_OBJECTIVE:_ Extract exactly the lines from the top of the records through the line containing "12.24, 11.98, 11.80]", and keep pictures out of the copy.

_DATASET ROWS:_
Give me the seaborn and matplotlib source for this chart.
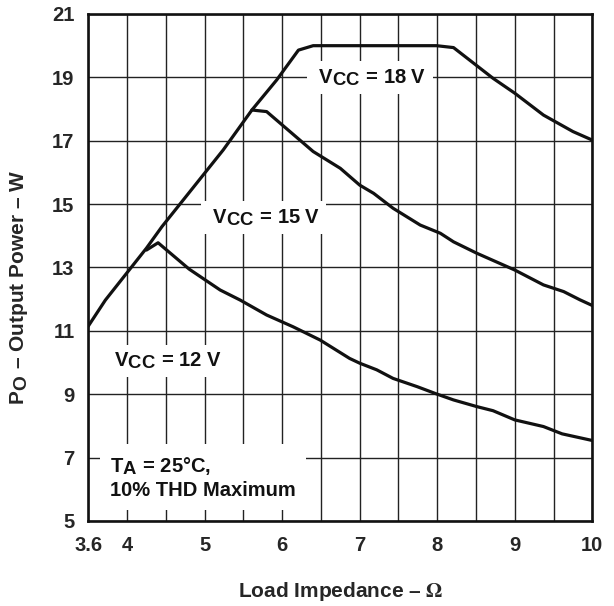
import matplotlib
matplotlib.use("Agg")
import matplotlib._mathtext as mathtext_internals
import pandas as pd
import matplotlib.pyplot as plt
import seaborn as sns

# output power vs load impedance
z_18v = [3.5, 3.72, 4.25, 4.45, 5.24, 5.61, 5.93, 6.21, 6.40, 7.99, 8.21, 8.72, 9.00, 9.37, 9.75, 10.0]
p_18v = [11.15, 11.97, 13.61, 14.29, 16.71, 17.97, 18.92, 19.86, 20.0, 20.0, 19.94, 18.97, 18.50, 17.81, 17.29, 17.02]

z_15v = [5.61, 5.80, 6.40, 6.75, 7.00, 7.18, 7.43, 7.78, 8.04, 8.21, 8.51, 9.00, 9.37, 9.63, 9.84, 10.0]
p_15v = [17.97, 17.92, 16.66, 16.13, 15.60, 15.34, 14.87, 14.34, 14.08, 13.81, 13.45, 12.92, 12.45, 12.24, 11.98, 11.80]

z_12v = [4.25, 4.40, 4.80, 5.20, 5.46, 5.80, 6.14, 6.49, 6.87, 7.00, 7.22, 7.43, 7.74, 7.99,
         8.21, 8.51, 8.72, 9.00, 9.37, 9.61, 10.0]
p_12v = [13.55, 13.78, 12.95, 12.29, 11.97, 11.50, 11.13, 10.71, 10.13, 9.98, 9.77, 9.50, 9.24, 9.01,
         8.82, 8.61, 8.48, 8.19, 7.98, 7.75, 7.54]

x_major = [3.5, 4, 5, 6, 7, 8, 9, 10]
x_labels = ["3.6", "4", "5", "6", "7", "8", "9", "10"]
x_minor = [4.5, 5.5, 6.5, 7.5, 8.5, 9.5]
y_ticks = [5, 7, 9, 11, 13, 15, 17, 19, 21]

df = pd.concat([
    pd.DataFrame({"z": z_18v, "p": p_18v, "vcc": "18 V"}),
    pd.DataFrame({"z": z_15v, "p": p_15v, "vcc": "15 V"}),
    pd.DataFrame({"z": z_12v, "p": p_12v, "vcc": "12 V"}),
])

# datasheet subscripts are nearly full size
mathtext_internals.SHRINK_FACTOR = 0.92

sns.set_theme(style="white")
plt.rcParams["font.family"] = ["Liberation Sans", "DejaVu Sans"]
plt.rcParams["font.weight"] = "bold"
plt.rcParams["mathtext.fontset"] = "stix"

fig = plt.figure(figsize=(6.14, 6.06), dpi=100)
ax = fig.add_axes([0.1438, 0.1403, 0.8209, 0.8366])

sns.lineplot(data=df, x="z", y="p", hue="vcc", palette=["#111111"] * 3,
             sort=False, estimator=None, linewidth=2.3, legend=False, ax=ax, zorder=4)

ax.set_xlim(3.5, 10)
ax.set_ylim(5, 21)
ax.set_xticks(x_major)
ax.set_xticklabels(x_labels)
ax.set_xticks(x_minor, minor=True)
ax.set_yticks(y_ticks)
ax.tick_params(axis="both", which="both", length=0, labelsize=14.5)
ax.tick_params(axis="x", pad=11)
ax.tick_params(axis="y", pad=10)
for lab in ax.get_xticklabels() + ax.get_yticklabels():
    lab.set_fontweight("bold")

ax.grid(True, which="both", axis="x", color="#222222", linewidth=1.0)
ax.grid(True, which="major", axis="y", color="#222222", linewidth=1.0)
ax.set_axisbelow(True)
for s in ax.spines.values():
    s.set_color("#111111")
    s.set_linewidth(1.9)

ax.set_xlabel("Load Impedance – $\\Omega$", fontsize=15, fontweight="bold")
ax.set_ylabel("P$_{\\mathregular{O}}$ – Output Power – W", fontsize=15, fontweight="bold")
ax.xaxis.set_label_coords(0.5, -0.116)
ax.yaxis.set_label_coords(-0.115, 0.46)

box = dict(boxstyle="square,pad=0.3", facecolor="white", edgecolor="none")
txt = dict(fontsize=14.5, fontweight="bold", color="#111111", bbox=box, zorder=3)
ax.text(7.13, 19.0, " V$_{\\mathregular{CC}}$ = 18 V ", ha="center", va="center", **txt)
ax.text(5.76, 14.58, " V$_{\\mathregular{CC}}$ = 15 V ", ha="center", va="center", **txt)
ax.text(4.53, 10.05, "V$_{\\mathregular{CC}}$ = 12 V", ha="center", va="center", **txt)
ta = dict(txt)
ta["bbox"] = dict(boxstyle="square,pad=0.5", facecolor="white", edgecolor="none")
ax.text(3.78, 6.37, "T$_{\\mathregular{A}}$ = 25°C,\n10% THD Maximum", ha="left", va="center",
        linespacing=1.3, **ta)

fig.savefig("out.png", dpi=100)
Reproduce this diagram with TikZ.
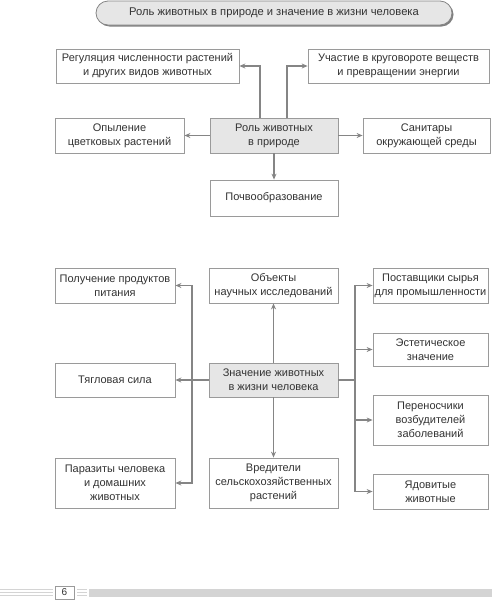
\documentclass[tikz,border=0pt]{standalone}
\usepackage{fontspec}
\setmainfont{Liberation Sans}
\usetikzlibrary{arrows.meta}
\definecolor{bordc}{HTML}{9A9A9A}
\definecolor{arrc}{HTML}{858585}
\definecolor{txtc}{HTML}{333333}
\definecolor{fillc}{HTML}{E6E6E6}
\definecolor{barc}{HTML}{D4D4D4}
\begin{document}
\begin{tikzpicture}[x=1pt,y=-1pt,
 box/.style={draw=bordc, line width=0.8pt, fill=white, text=txtc, align=center,
   font=\fontsize{11}{14}\selectfont, inner sep=0pt},
 cbox/.style={box, fill=fillc},
 arr/.style={draw=arrc, line width=1.3pt, -{Stealth[length=6pt,width=5pt]}},
 ln/.style={draw=arrc, line width=1.3pt},
 thin/.style={draw=barc, line width=0.6pt}]
\useasboundingbox (0,0) rectangle (493,600);
% title
\fill[black!50, rounded corners=12pt] (97.5,2.5) rectangle (453.5,26.5);
\node[draw=arrc, line width=0.8pt, fill=fillc, rounded corners=12pt, text=txtc,
  minimum width=356pt, minimum height=24pt, inner sep=0pt,
  font=\fontsize{11.2}{13}\selectfont] (title) at (274,13)
  {Роль животных в природе и значение в жизни человека};
% part 1
\node[box, minimum width=183pt, minimum height=34pt] (reg) at (147.5,66)
  {Регуляция численности растений\\и других видов животных};
\node[box, minimum width=181pt, minimum height=34pt] (uch) at (398.5,66)
  {Участие в круговороте веществ\\и превращении энергии};
\node[box, minimum width=129pt, minimum height=35pt] (opy) at (119.5,135.5)
  {Опыление\\цветковых растений};
\node[cbox, minimum width=128pt, minimum height=35pt] (rol) at (274,135.5)
  {Роль животных\\в природе};
\node[box, minimum width=127pt, minimum height=35pt] (san) at (426.5,135.5)
  {Санитары\\окружающей среды};
\node[box, minimum width=128pt, minimum height=36pt] (poch) at (274,198)
  {Почвообразование};
\coordinate (r1) at (260,118);
\coordinate (r2) at (287,118);
\draw[arr] (r1) |- (reg.east);
\draw[arr] (r2) |- (uch.west);
\draw[arr] (rol.west) -- (opy.east);
\draw[arr] (rol.east) -- (san.west);
\draw[arr] (rol.south) -- (poch.north);
% part 2
\node[box, minimum width=120pt, minimum height=35pt] (pol) at (115,285.5)
  {Получение продуктов\\питания};
\node[box, minimum width=129pt, minimum height=35pt] (obj) at (273.5,285.5)
  {Объекты\\научных исследований};
\node[box, minimum width=115pt, minimum height=35pt] (pos) at (430.5,285.5)
  {Поставщики сырья\\для промышленности};
\node[box, minimum width=115pt, minimum height=33pt] (est) at (430.5,349.5)
  {Эстетическое\\значение};
\node[box, minimum width=115pt, minimum height=50pt] (per) at (430.5,420)
  {Переносчики\\возбудителей\\заболеваний};
\node[box, minimum width=115pt, minimum height=35pt] (yad) at (430.5,491.5)
  {Ядовитые\\животные};
\node[cbox, minimum width=129pt, minimum height=34pt] (zna) at (273.5,380)
  {Значение животных\\в жизни человека};
\node[box, minimum width=120pt, minimum height=34pt] (tya) at (115,380)
  {Тягловая сила};
\node[box, minimum width=120pt, minimum height=50pt] (par) at (115,483)
  {Паразиты человека\\и домашних\\животных};
\node[box, minimum width=129pt, minimum height=50pt] (vre) at (273.5,483)
  {Вредители\\сельскохозяйственных\\растений};
\coordinate (lb) at (192,380);
\coordinate (rb) at (355,380);
\draw[arr] (zna.west) -- (tya.east);
\draw[arr] (lb) |- (pol.east);
\draw[arr] (lb) |- (par.east);
\draw[arr] (zna.north) -- (obj.south);
\draw[arr] (zna.south) -- (vre.north);
\draw[ln] (zna.east) -- (rb);
\draw[arr] (rb) |- (pos.west);
\draw[arr] (rb) |- (est.west);
\draw[arr] (rb) |- (per.west);
\draw[arr] (rb) |- (yad.west);
% footer
\foreach \yy in {589,592,595} {
  \draw[thin] (0,\yy) -- (53,\yy);
  \draw[thin] (77,\yy) -- (87,\yy);
}
\fill[barc] (89,589) rectangle (492,597);
\node[draw=bordc, line width=0.6pt, fill=white, text=txtc, minimum width=19pt,
  minimum height=13pt, inner sep=0pt, font=\fontsize{10}{12}\selectfont] (pg) at (64.5,592.5) {6};
\end{tikzpicture}
\end{document}
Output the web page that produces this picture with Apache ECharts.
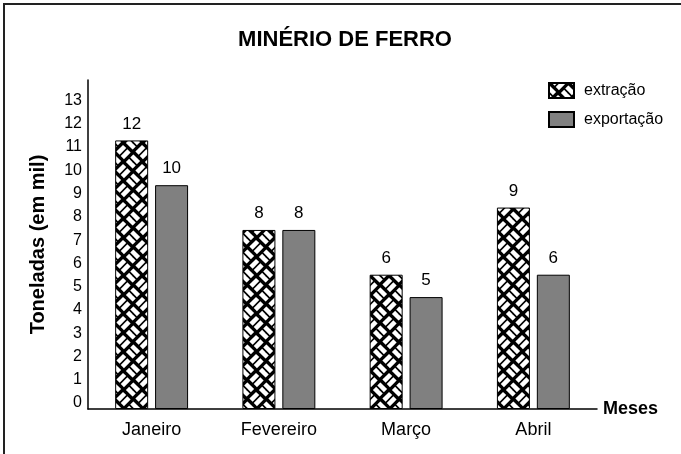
<!DOCTYPE html>
<html>
<head>
<meta charset="utf-8">
<script src="https://cdn.jsdelivr.net/npm/echarts@6/dist/echarts.min.js"></script>
<style>html,body{margin:0;padding:0;background:#fff;}#c{width:681px;height:454px;}</style>
</head>
<body>
<div id="c"></div>
<script>
const categories = ['Janeiro', 'Fevereiro', 'Março', 'Abril'];
const extracao = [12, 8, 6, 9];
const exportacao = [10, 8, 5, 6];
const yTickLabels = [0, 1, 2, 3, 4, 5, 6, 7, 8, 9, 10, 11, 12, 13];
const seriesNames = ['extração', 'exportação'];

function makeWeave(p) {
  const cv = document.createElement('canvas');
  cv.width = p; cv.height = p;
  const g = cv.getContext('2d');
  g.fillStyle = '#000';
  g.fillRect(0, 0, p, p);
  const c = p / Math.SQRT2;
  g.save();
  g.rotate(Math.PI / 4);
  g.fillStyle = '#fff';
  const m = c * 0.1, w = c * 0.34, gap = c * 0.12, e = c * 0.15;
  for (let i = -6; i <= 6; i++) {
    for (let j = -6; j <= 6; j++) {
      const x = i * c, y = j * c;
      const horiz = (((i + j) % 2) + 2) % 2 === 0;
      if (horiz) {
        g.fillRect(x + e, y + m, c - 2 * e, w);
        g.fillRect(x + e, y + m + w + gap, c - 2 * e, w);
      } else {
        g.fillRect(x + m, y + e, w, c - 2 * e);
        g.fillRect(x + m + w + gap, y + e, w, c - 2 * e);
      }
    }
  }
  g.restore();
  return cv;
}
const weave = makeWeave(19);
const FF = "'Liberation Sans', Arial, sans-serif";

const chart = echarts.init(document.getElementById('c'), null, {renderer: 'canvas'});
chart.setOption({
  animation: false,
  backgroundColor: '#fff',
  textStyle: {fontFamily: FF, color: '#000'},
  graphic: [
    {type: 'line', shape: {x1: 4, y1: 3, x2: 4, y2: 454}, style: {stroke: '#222', lineWidth: 2}},
    {type: 'line', shape: {x1: 3, y1: 4, x2: 681, y2: 4}, style: {stroke: '#222', lineWidth: 2}},
    {type: 'text', x: 345, y: 40, style: {text: 'MINÉRIO DE FERRO', font: "bold 22px 'Liberation Sans', Arial, sans-serif", fill: '#000', textAlign: 'center', textVerticalAlign: 'middle'}}
  ],
  legend: {
    orient: 'vertical',
    left: 548, top: 82,
    padding: 0,
    itemWidth: 25, itemHeight: 15,
    itemGap: 12,
    icon: 'rect',
    data: seriesNames,
    textStyle: {fontFamily: FF, fontSize: 16, color: '#000', padding: [0, 0, 0, 5]}
  },
  grid: {left: 88, right: 84, top: 80, bottom: 45, containLabel: false},
  xAxis: {
    type: 'category',
    data: categories,
    axisLine: {lineStyle: {color: '#000', width: 1.5}},
    axisTick: {show: false},
    axisLabel: {fontFamily: FF, fontSize: 18, color: '#000', margin: 12},
    name: 'Meses',
    nameLocation: 'end',
    nameGap: 6,
    nameTextStyle: {fontFamily: FF, fontSize: 18, fontWeight: 'bold', color: '#000', verticalAlign: 'middle'}
  },
  yAxis: [
    {
      type: 'value', min: 0, max: 14.7,
      axisLine: {show: true, lineStyle: {color: '#000', width: 1.5}},
      axisTick: {show: false},
      axisLabel: {show: false},
      splitLine: {show: false}
    },
    {
      type: 'value', min: -0.258, max: 13.88,
      position: 'left', offset: 0,
      axisLine: {show: false},
      axisTick: {show: false},
      splitLine: {show: false},
      axisLabel: {fontFamily: FF, fontSize: 16, color: '#000', margin: 6, customValues: yTickLabels},
      name: 'Toneladas (em mil)',
      nameLocation: 'middle',
      nameRotate: 90,
      nameGap: 40,
      nameTextStyle: {fontFamily: FF, fontSize: 20, fontWeight: 'bold', color: '#000'}
    }
  ],
  series: [
    {
      name: seriesNames[0], type: 'bar', data: extracao, yAxisIndex: 0,
      barWidth: 33, barGap: '21%',
      itemStyle: {color: {image: weave, repeat: 'repeat'}, borderColor: '#000', borderWidth: 1},
      label: {show: true, position: 'top', distance: 8, fontFamily: FF, fontSize: 17, color: '#000'}
    },
    {
      name: seriesNames[1], type: 'bar', data: exportacao, yAxisIndex: 0,
      barWidth: 33, barGap: '21%',
      itemStyle: {color: '#808080', borderColor: '#000', borderWidth: 1},
      label: {show: true, position: 'top', distance: 8, fontFamily: FF, fontSize: 17, color: '#000'}
    }
  ]
});
</script>
</body>
</html>
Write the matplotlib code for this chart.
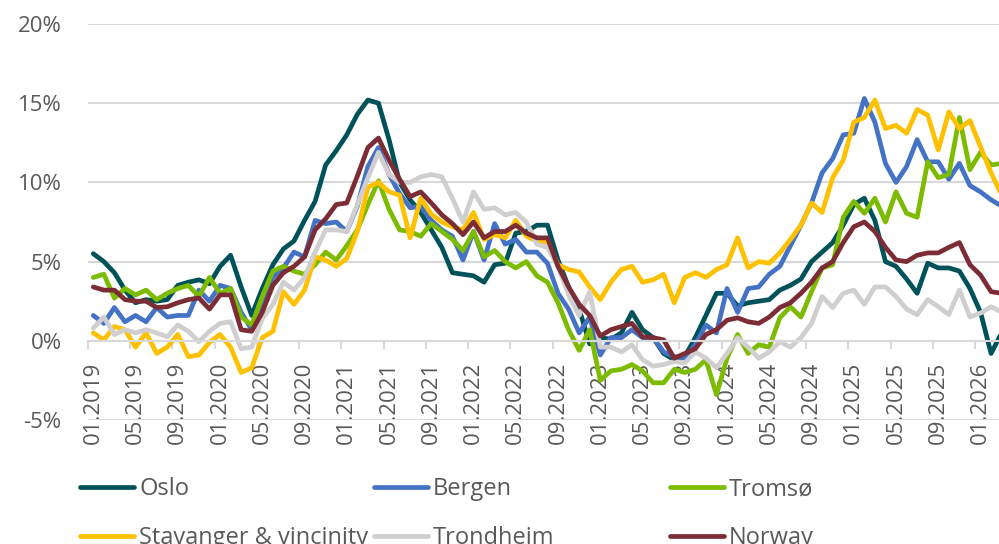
import numpy as np
import pandas as pd
import matplotlib
matplotlib.use("Agg")
import matplotlib.pyplot as plt
from matplotlib.ticker import FuncFormatter

# monthly 12-month change (%), 01.2019 - 03.2026
months = pd.date_range("2019-01-01", "2026-03-01", freq="MS").strftime("%m.%Y").tolist()

oslo = [5.5, 5.0, 4.3, 3.2, 2.4, 2.6, 2.5, 2.6, 3.5, 3.7, 3.85, 3.6, 4.7, 5.4, 3.4, 1.6,
        3.3, 4.8, 5.8, 6.3, 7.6, 8.8, 11.1, 12.0, 13.0, 14.3, 15.2, 15.0, 12.7, 10.0, 8.9, 8.1,
        7.0, 5.9, 4.3, 4.2, 4.1, 3.7, 4.8, 4.9, 6.8, 6.9, 7.3, 7.3, 5.1, 3.4, 2.0, -0.2,
        0.2, 0.1, 0.5, 1.8, 0.7, 0.2, -0.8, -1.2, -1.0, 0.2, 1.6, 3.0, 3.0, 2.2, 2.4, 2.5,
        2.6, 3.2, 3.5, 3.9, 5.0, 5.6, 6.2, 7.3, 8.6, 9.0, 7.6, 5.0, 4.7, 3.9, 3.0, 4.9,
        4.6, 4.6, 4.4, 3.3, 1.8, -0.8, 0.5]
bergen = [1.6, 1.1, 2.1, 1.2, 1.6, 1.2, 2.1, 1.5, 1.6, 1.6, 3.2, 2.5, 3.5, 3.3, 1.8, 0.7,
          2.5, 4.0, 4.6, 5.6, 5.3, 7.6, 7.4, 7.5, 6.9, 8.5, 11.0, 12.2, 10.5, 9.3, 8.4, 8.5,
          7.6, 7.0, 6.6, 5.1, 6.9, 5.1, 7.4, 6.1, 6.4, 5.6, 5.6, 4.9, 3.0, 2.0, 0.5, 1.5,
          -0.9, 0.2, 0.2, 0.7, 0.2, 0.2, -0.7, -1.0, -1.1, -0.25, 1.0, 0.5, 3.3, 1.8, 3.3, 3.4,
          4.2, 4.7, 6.0, 7.3, 8.7, 10.6, 11.5, 13.0, 13.1, 15.3, 13.8, 11.2, 10.0, 11.0, 12.7, 11.3,
          11.3, 10.2, 11.2, 9.8, 9.4, 8.9, 8.5]
tromso = [4.0, 4.2, 2.7, 3.3, 2.9, 3.2, 2.6, 3.0, 3.3, 3.5, 2.8, 4.0, 3.0, 3.3, 1.5, 1.0,
          2.8, 4.4, 4.7, 4.4, 4.2, 4.8, 5.6, 5.1, 6.0, 7.0, 8.6, 10.1, 8.3, 7.0, 6.9, 6.6,
          7.4, 6.9, 6.4, 5.7, 6.9, 5.3, 5.7, 5.0, 4.6, 5.0, 4.1, 3.7, 2.4, 0.7, -0.6, 0.7,
          -2.5, -1.9, -1.8, -1.5, -1.9, -2.65, -2.65, -1.8, -2.0, -1.8, -1.2, -3.4, -1.1, 0.4, -0.8, -0.25,
          -0.4, 1.45, 2.15, 1.5, 3.1, 4.6, 4.8, 7.8, 8.8, 8.05, 9.0, 7.5, 9.4, 8.05, 7.8, 11.3,
          10.3, 10.5, 14.1, 10.8, 11.9, 11.1, 11.2]
stavanger = [0.5, 0.06, 0.9, 0.7, -0.4, 0.5, -0.8, -0.4, 0.4, -1.0, -0.9, -0.1, 0.4, -0.4, -2.0, -1.7,
             0.2, 0.6, 3.1, 2.3, 3.2, 5.3, 5.1, 4.7, 5.2, 6.9, 9.7, 10.0, 9.4, 9.2, 6.5, 9.0,
             8.0, 7.5, 7.2, 7.0, 8.1, 6.4, 6.7, 6.5, 7.6, 6.6, 6.3, 6.25, 4.8, 4.5, 4.35, 3.4,
             2.6, 3.7, 4.5, 4.7, 3.7, 3.85, 4.2, 2.4, 4.0, 4.3, 4.0, 4.5, 4.8, 6.5, 4.6, 5.0,
             4.9, 5.55, 6.4, 7.3, 8.7, 8.1, 10.3, 11.4, 13.8, 14.1, 15.2, 13.4, 13.6, 13.1, 14.6, 14.25,
             12.05, 14.45, 13.4, 13.9, 12.25, 10.6, 9.2]
trondheim = [0.8, 1.5, 0.4, 0.7, 0.5, 0.7, 0.5, 0.25, 1.0, 0.6, -0.06, 0.6, 1.1, 1.2, -0.5, -0.4,
             1.4, 2.3, 3.7, 3.2, 4.0, 5.6, 7.0, 7.0, 6.9, 8.6, 10.3, 11.9, 10.5, 10.0, 10.0, 10.35,
             10.5, 10.35, 9.0, 7.5, 9.4, 8.3, 8.4, 7.95, 8.1, 7.5, 6.1, 5.9, 4.7, 2.9, 1.6, 3.1,
             -0.4, -0.4, -0.7, -0.25, -1.2, -1.6, -1.5, -1.3, -1.4, -0.7, -1.1, -1.7, -0.8, 0.2, -0.4, -1.1,
             -0.7, -0.06, -0.4, 0.2, 1.1, 2.8, 2.1, 3.0, 3.2, 2.3, 3.4, 3.4, 2.8, 2.0, 1.65, 2.6,
             2.15, 1.65, 3.2, 1.5, 1.75, 2.15, 1.8]
norway = [3.4, 3.2, 3.2, 2.6, 2.5, 2.5, 2.1, 2.15, 2.4, 2.6, 2.7, 2.0, 2.9, 2.9, 0.7, 0.6,
          1.8, 3.5, 4.3, 4.7, 5.3, 7.0, 7.7, 8.6, 8.7, 10.4, 12.2, 12.8, 11.4, 10.2, 9.1, 9.4,
          8.7, 7.95, 7.4, 6.7, 7.5, 6.5, 6.9, 6.9, 7.3, 6.8, 6.5, 6.5, 4.7, 3.4, 2.3, 1.6,
          0.3, 0.7, 0.9, 1.1, 0.25, 0.2, 0.06, -1.1, -0.8, -0.5, 0.4, 0.7, 1.3, 1.45, 1.2, 1.1,
          1.5, 2.1, 2.4, 3.0, 3.7, 4.6, 5.0, 6.2, 7.2, 7.5, 6.9, 5.9, 5.1, 5.0, 5.4, 5.55,
          5.55, 5.9, 6.2, 4.8, 4.15, 3.1, 3.0]

names = ["Oslo", "Bergen", "Tromsø", "Stavanger & vincinity", "Trondheim", "Norway"]
series = [oslo, bergen, tromso, stavanger, trondheim, norway]
colors = ["#00525A", "#4472C4", "#7CBB00", "#FFC000", "#D0CECE", "#7B2C34"]

txt = "#595959"
grid = "#D9D9D9"
plt.rcParams['font.family'] = ['Open Sans', 'DejaVu Sans']

fig = plt.figure(figsize=(9.99, 5.44), dpi=100)
ax = fig.add_axes([88 / 999, 1 - 420 / 544, 911 / 999, 396 / 544])

x = np.arange(len(months))
lines = []
for name, vals, c in zip(names, series, colors):
    ln, = ax.plot(x, vals, color=c, lw=3.4, solid_joinstyle='round',
                  solid_capstyle='round', label=name)
    lines.append(ln)

ax.set_ylim(-5, 20)
ax.set_xlim(-0.45, 85.75)
ax.set_yticks([-5, 0, 5, 10, 15, 20])
ax.yaxis.set_major_formatter(FuncFormatter(lambda v, p: f"{v:.0f}%"))
ax.grid(axis='y', color=grid, lw=1.5)
ax.set_axisbelow(True)
ax.tick_params(axis='y', length=0, pad=19, labelsize=16, labelcolor=txt)

for s in ['top', 'right', 'left']:
    ax.spines[s].set_visible(False)
ax.spines['bottom'].set_position(('data', 0))
ax.spines['bottom'].set_color(grid)
ax.spines['bottom'].set_linewidth(1.5)

# category labels every 4 months, tick marks between categories
ax.set_xticks(x[::4])
ax.set_xticklabels(months[::4], rotation=90)
ax.tick_params(axis='x', which='major', length=0, pad=15, labelsize=16, labelcolor=txt)
ax.set_xticks(x[::4] - 0.5, minor=True)
ax.tick_params(axis='x', which='minor', length=6, width=1.5, color=grid)

# legend: three equal-width columns
cols = [(0, 3), (1, 4), (2, 5)]
xs = [80, 374, 670]
for (a, b), xp in zip(cols, xs):
    fig.legend([lines[a], lines[b]], [names[a], names[b]], loc='upper left',
               bbox_to_anchor=(xp / 999, 1 - 477 / 544), frameon=False,
               borderpad=0, borderaxespad=0, handlelength=2.3, handletextpad=0.2,
               labelspacing=1.05, fontsize=17, labelcolor=txt)

fig.savefig("out.png", dpi=100)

_EXERCISE RESULT:_
Give me the seaborn and matplotlib source for this chart.
import matplotlib
matplotlib.use("Agg")
import matplotlib._mathtext as mathtext_internals
import pandas as pd
import matplotlib.pyplot as plt
import seaborn as sns

# output power vs load impedance
z_18v = [3.5, 3.72, 4.25, 4.45, 5.24, 5.61, 5.93, 6.21, 6.40, 7.99, 8.21, 8.72, 9.00, 9.37, 9.75, 10.0]
p_18v = [11.15, 11.97, 13.61, 14.29, 16.71, 17.97, 18.92, 19.86, 20.0, 20.0, 19.94, 18.97, 18.50, 17.81, 17.29, 17.02]

z_15v = [5.61, 5.80, 6.40, 6.75, 7.00, 7.18, 7.43, 7.78, 8.04, 8.21, 8.51, 9.00, 9.37, 9.63, 9.84, 10.0]
p_15v = [17.97, 17.92, 16.66, 16.13, 15.60, 15.34, 14.87, 14.34, 14.08, 13.81, 13.45, 12.92, 12.45, 12.24, 11.98, 11.80]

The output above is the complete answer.